Introduction

Omorfi.bash provides the basic functionality as bash functions as used by the bash convenience commands, plus some bash scripts common to these commands, such as automaton searching and error messaging. To use omorfi bash API, simply source the file.

Current interface

  • omorfi_find(function, tagset)
  • omorfi_find_help(function, tagset)
  • apertium_cleanup()
  • omorfi_analyse_text(tagset)
  • omorfi_analyse_tokens(tagset)
  • omorfi_disambiguate_text(tagset)
  • omorfi_generate(tagset)
  • omorfi_hyphenate(tagset)
  • omorfi_segment(marker, markre, unmarkre)
  • omorfi_spell()

omorfi_find(function, tagset)

Tries to locate omorfi from standard paths, which are currently following:

  1. $OMORFI_PATH
  2. @prefix@/share/omorfi
  3. $HOME/.omorfi/
  4. .
  5. ./generated/
  6. ./src/generated/
  7. ../src/generated/
  8. `$(dirname $0)/../share/omorfi

If environment variables are missing, the component is skipped. The last resort will try to find omorfi relative to the omorfi.bash or the app sourcing it.

The optional arguments are:

  • function for testing existence of given functional automata instead of just omorfi directory. function should be one of {generate, analyse, segment, etc.}
  • tagset if function is generate or analyse, to check for an automaton for that tagset only

Prints directory or file of first match on success or nothing if nothing is found.

omorfi_find_help(function, tagset)

A helper to print informative message after omorfi_find fails. Will tell user about the search path.

apertium_cleanup()

Reformats text in stdin for apertium’s lt-proc or hfst’s hfst-proc. Will use apertium tools if available, or sed if available, or cat. The last two will undoubtedly break more than the first one.

omorfi_analyse_text(tagset)

Analyse running text with omorfi. Uses tagset if given, defaults to whatever is found in search order otherwise. Reads unformatted normal text files on stdin.

omorfi_analyse_tokens(tagset)

Analyse pre-processed text with omorfi. Uses tagset if given, defaults to whatever is found in search order otherwise. Reads one token per line on stdin.

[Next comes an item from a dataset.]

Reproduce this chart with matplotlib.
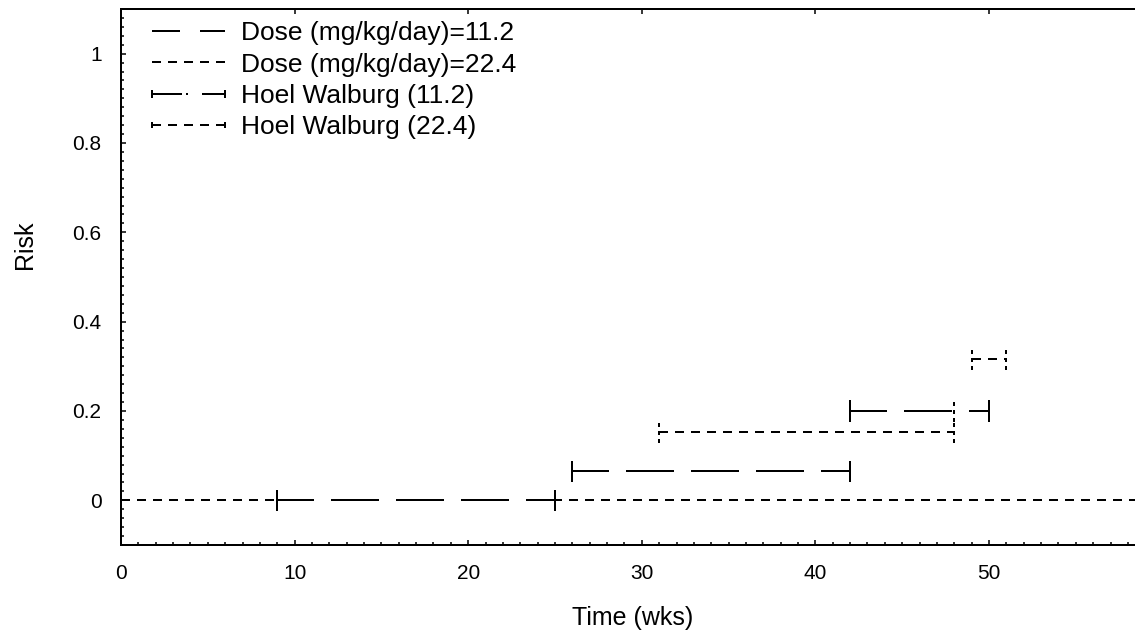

omorfi_segment(marker, markre, unmarkre)

Morphologically segment texts. Optional parameters are: segment marker, regexes for marking and umarking boundaries. marker is string to use for the segment separator, by default → ←. If present the first regex is replaced with marker and second with empty string. Expressions are sed basic regexes and applied over output of the omorfi.segment.hfst automaton.

omorfi_spell()

Applies spell-checking and correction to stdin.